I made a huge list of activities that I needed to animate. And then I used Asperite to make each individual animation. From there, I wrote a shell script to combine all of the animations into this big sprite sheet. Here’s the result:
I pulled everything together and ended up with this:
Initially I wanted to get across the correlation between isolation and happiness by grouping the people by happiness level. Visually, you could kind of see it – but it wasn’t 100% apparent.
So eventually, I got rid of the groupings and created one massive grid of boxes:
From there, I rewrote the code so they could sort themselves by cumulative social interaction levels and Cantril Ladder score:
Technically and design-wise, this was the hardest part of the project. On the design front, I had to figure out how to show a trend on every screen size. On the coding side, I had to figure out how to sort the boxes and put them in the correct position. It would’ve been fine if the screen size stayed the same. But the code had to work for everything from my massive external monitor to an iPhone SE.
But I knew it was going to be a critical part of the storytelling. So… I spent many many hours making this work.
The screenshot above is from my 21:9 monitor. I think it’s beautiful (and I want to display it in some museum.) But it also works quite well on an iPhone screen:
Shaping the narrative
At this point, I could scroll through a day of the data and it looked pretty. But it still needed a narrative shape.
I knew I wanted to start the piece with one person, because it immediately makes the data feel human. I chose a 62-year-old man and nicknamed him “Martin”:
From there, I wanted a few “whoa” moment. The first one comes when I reveal the large grid of people:
The second comes when I start to track social interaction:
The third comes when the grid is reorganized based on the cumulative social interaction:
If we’re thinking about it from a news story perspective, starting with one person is the anecdotal lede. The reveal of all the people – plus some text that sign-posts where the story is going – is the nutgraf. And the top of the narrative arc is when the grid is reorganized. And throughout the piece, I wanted to keep reminding the reader that these are real people. So I kept coming back to Martin.
If we’re thinking about this from an information design perspective, each of these narrative beats is designed to add a little more information to the story without scaring the reader. Seeing all the data at once can be overwhelming. So I layer it on, one at a time. And I tried to seamlessly blend this information layering with the narrative storytelling. After all, they are different ways of talking about the same thing.
The story really started to come together when my partner, Amanda, told me that a lot of the writing felt dutiful and not necessary. I had done so much research that I felt like I had to show it off. But good editor tells you when you’re being selfish and not writing for the reader. So I cut all of that.
The personal vs. the universal
Visualizing information isn’t just a presentation tool. It’s also a tool to help us think.
Linguists argue that our perception of reality is shaped by language. So in my mind, data visualization is just a different language to think through reality. It’s a spatial way to organize my thoughts and tease out new ideas.

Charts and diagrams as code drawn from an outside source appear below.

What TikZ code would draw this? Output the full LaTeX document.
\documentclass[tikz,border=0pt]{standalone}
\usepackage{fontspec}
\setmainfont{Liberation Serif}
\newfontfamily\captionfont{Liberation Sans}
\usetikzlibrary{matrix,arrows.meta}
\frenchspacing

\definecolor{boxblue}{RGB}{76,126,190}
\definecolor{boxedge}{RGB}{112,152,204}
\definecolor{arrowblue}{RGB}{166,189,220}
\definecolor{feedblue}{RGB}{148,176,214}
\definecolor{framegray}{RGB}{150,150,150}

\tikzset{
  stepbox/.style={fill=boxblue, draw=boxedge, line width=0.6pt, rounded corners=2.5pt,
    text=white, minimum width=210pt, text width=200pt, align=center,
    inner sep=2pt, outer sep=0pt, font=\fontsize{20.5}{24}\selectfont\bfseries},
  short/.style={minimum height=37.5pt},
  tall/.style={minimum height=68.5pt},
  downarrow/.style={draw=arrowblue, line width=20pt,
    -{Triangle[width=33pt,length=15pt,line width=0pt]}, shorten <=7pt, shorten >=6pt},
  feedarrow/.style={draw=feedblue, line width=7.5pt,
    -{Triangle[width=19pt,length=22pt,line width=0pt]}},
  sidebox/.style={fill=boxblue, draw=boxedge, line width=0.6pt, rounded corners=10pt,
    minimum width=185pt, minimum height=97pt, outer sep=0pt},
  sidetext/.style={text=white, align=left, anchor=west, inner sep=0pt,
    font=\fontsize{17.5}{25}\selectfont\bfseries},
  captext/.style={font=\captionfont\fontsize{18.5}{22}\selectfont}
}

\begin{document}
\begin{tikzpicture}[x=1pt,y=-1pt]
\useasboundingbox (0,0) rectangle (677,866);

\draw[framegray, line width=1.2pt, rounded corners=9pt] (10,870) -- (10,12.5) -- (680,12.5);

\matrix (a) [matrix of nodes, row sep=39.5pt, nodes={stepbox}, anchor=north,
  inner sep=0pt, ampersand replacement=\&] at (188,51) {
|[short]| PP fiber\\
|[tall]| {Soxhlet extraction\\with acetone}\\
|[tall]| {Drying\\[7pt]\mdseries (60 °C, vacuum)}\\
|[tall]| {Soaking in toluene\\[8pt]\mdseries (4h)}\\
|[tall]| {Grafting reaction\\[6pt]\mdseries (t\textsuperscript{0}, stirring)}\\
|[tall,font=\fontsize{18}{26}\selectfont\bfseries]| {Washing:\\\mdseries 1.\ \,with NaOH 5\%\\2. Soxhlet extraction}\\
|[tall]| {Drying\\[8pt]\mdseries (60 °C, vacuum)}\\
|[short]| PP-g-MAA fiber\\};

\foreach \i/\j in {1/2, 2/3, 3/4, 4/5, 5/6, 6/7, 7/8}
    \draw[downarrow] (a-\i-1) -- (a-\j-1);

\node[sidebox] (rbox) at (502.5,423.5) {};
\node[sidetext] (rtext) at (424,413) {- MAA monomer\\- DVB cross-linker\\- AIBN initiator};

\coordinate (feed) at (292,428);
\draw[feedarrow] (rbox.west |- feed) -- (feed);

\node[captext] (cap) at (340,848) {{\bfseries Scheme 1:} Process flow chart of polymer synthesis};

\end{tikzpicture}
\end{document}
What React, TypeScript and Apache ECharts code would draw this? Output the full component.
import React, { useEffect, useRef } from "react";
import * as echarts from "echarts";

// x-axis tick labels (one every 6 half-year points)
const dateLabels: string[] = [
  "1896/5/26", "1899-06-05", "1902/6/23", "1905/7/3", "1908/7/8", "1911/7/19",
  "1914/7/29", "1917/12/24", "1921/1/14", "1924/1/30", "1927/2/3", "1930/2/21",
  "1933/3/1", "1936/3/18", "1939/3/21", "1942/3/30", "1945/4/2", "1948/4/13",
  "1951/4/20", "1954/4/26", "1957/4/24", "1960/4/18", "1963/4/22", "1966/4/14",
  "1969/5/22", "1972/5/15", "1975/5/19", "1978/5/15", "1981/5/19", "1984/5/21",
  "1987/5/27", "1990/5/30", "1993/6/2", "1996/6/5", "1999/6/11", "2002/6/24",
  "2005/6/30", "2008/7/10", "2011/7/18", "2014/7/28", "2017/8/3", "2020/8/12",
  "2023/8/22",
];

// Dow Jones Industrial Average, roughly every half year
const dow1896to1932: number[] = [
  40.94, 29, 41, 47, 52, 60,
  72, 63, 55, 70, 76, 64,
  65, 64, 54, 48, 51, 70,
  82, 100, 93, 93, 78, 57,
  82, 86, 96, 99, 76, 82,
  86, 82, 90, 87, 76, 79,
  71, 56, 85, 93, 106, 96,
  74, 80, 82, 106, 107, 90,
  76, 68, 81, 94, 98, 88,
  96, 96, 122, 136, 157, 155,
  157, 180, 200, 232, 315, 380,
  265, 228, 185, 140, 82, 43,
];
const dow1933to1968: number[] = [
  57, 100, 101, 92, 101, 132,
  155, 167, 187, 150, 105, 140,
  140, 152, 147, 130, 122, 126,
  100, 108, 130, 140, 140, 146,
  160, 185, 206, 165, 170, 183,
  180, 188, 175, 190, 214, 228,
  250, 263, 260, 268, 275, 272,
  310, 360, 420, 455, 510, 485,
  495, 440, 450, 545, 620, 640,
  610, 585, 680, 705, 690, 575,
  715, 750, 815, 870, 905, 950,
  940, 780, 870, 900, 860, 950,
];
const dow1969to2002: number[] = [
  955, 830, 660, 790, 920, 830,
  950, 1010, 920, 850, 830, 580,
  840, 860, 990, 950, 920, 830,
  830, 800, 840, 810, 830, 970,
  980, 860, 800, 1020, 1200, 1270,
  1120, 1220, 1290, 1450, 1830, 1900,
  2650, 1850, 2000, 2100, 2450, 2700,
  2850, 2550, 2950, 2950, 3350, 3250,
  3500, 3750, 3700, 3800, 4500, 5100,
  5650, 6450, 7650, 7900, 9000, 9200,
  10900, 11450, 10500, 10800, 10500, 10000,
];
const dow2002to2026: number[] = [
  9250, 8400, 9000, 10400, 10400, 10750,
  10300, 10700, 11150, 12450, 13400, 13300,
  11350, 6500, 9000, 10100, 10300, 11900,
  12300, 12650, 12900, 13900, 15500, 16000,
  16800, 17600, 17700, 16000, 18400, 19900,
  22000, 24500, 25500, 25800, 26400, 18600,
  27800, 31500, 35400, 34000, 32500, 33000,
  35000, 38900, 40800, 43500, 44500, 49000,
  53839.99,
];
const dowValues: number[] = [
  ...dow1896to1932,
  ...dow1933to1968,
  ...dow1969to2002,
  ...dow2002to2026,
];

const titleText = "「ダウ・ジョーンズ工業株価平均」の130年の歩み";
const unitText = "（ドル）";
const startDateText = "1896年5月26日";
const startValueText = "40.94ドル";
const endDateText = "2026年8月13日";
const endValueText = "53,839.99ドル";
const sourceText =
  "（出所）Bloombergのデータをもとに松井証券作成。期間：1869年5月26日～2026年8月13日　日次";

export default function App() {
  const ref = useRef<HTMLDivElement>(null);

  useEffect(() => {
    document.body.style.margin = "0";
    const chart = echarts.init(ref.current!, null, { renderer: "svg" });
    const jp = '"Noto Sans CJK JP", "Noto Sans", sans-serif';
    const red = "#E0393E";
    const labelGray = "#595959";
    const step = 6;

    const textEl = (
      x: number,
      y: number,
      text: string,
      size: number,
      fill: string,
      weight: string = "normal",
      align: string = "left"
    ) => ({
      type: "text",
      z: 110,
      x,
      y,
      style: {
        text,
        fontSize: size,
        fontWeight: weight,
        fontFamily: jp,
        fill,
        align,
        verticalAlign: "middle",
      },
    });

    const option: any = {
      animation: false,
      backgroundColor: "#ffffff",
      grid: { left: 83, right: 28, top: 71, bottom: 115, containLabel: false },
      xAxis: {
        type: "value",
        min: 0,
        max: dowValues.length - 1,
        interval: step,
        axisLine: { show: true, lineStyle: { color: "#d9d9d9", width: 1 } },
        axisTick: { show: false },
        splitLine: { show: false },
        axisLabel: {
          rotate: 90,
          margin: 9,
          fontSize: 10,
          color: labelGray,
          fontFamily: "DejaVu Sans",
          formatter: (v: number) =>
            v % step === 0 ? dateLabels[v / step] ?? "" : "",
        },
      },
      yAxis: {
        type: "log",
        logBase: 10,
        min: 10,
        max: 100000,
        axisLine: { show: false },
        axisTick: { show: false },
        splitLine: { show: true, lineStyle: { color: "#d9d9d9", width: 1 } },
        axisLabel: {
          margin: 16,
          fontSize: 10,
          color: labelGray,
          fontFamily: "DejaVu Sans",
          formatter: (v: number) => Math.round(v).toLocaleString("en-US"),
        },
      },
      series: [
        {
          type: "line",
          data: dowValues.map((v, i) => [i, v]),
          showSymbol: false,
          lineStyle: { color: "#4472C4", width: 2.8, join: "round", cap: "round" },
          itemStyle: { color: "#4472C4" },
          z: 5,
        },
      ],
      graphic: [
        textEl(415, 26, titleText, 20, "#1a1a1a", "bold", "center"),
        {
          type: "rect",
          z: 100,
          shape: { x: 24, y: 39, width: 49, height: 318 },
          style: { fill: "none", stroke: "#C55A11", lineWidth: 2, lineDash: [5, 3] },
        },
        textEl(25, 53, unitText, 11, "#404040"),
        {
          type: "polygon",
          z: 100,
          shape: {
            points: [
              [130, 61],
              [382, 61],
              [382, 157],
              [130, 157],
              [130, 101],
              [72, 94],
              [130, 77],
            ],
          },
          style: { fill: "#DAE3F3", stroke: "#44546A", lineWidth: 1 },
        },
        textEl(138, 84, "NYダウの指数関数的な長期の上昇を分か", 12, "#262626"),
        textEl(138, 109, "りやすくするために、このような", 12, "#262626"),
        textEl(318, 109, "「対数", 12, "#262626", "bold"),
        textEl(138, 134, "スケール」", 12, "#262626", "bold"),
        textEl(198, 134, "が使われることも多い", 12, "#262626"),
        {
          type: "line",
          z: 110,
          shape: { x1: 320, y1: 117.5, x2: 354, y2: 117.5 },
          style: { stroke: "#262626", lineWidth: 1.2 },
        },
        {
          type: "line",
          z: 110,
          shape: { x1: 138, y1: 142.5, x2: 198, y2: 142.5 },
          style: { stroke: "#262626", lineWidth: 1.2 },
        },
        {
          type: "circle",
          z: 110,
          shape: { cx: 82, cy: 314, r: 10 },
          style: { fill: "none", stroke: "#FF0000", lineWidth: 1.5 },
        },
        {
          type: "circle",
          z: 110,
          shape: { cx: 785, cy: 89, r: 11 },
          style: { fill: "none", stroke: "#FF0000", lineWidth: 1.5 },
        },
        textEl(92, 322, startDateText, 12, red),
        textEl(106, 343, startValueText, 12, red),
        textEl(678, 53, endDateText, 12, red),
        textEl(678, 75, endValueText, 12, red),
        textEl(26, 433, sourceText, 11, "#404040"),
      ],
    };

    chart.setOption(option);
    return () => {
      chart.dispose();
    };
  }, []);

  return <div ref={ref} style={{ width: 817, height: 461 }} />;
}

Early on, I had trouble writing about individual loneliness in the context of a loneliness epidemic. One felt so raw; the other felt so academic. Writing this post, I realized that my data viz exploration was actually an attempt to get my head around these concepts.
I’ve been incredibly touched by how people have responded to the piece. I’m learning that so many people quietly struggle with loneliness, and it’s a major factor in their day to day lives.
That’s partially why I ended this piece with a personal point of view. Every time I tried to be prescriptive, it didn’t seem genuine. But I found that when I told someone I was working on a piece about loneliness, they almost always told me about their struggles with loneliness. All that is to say, I hope the piece has prompted some of these conversations for you.
Thanks to the Pudding for all the support and the opportunity to work on a piece that is meaningful to me. Thanks for my partner Amanda for the edits. And thanks to all the folks who have reached out with kind words.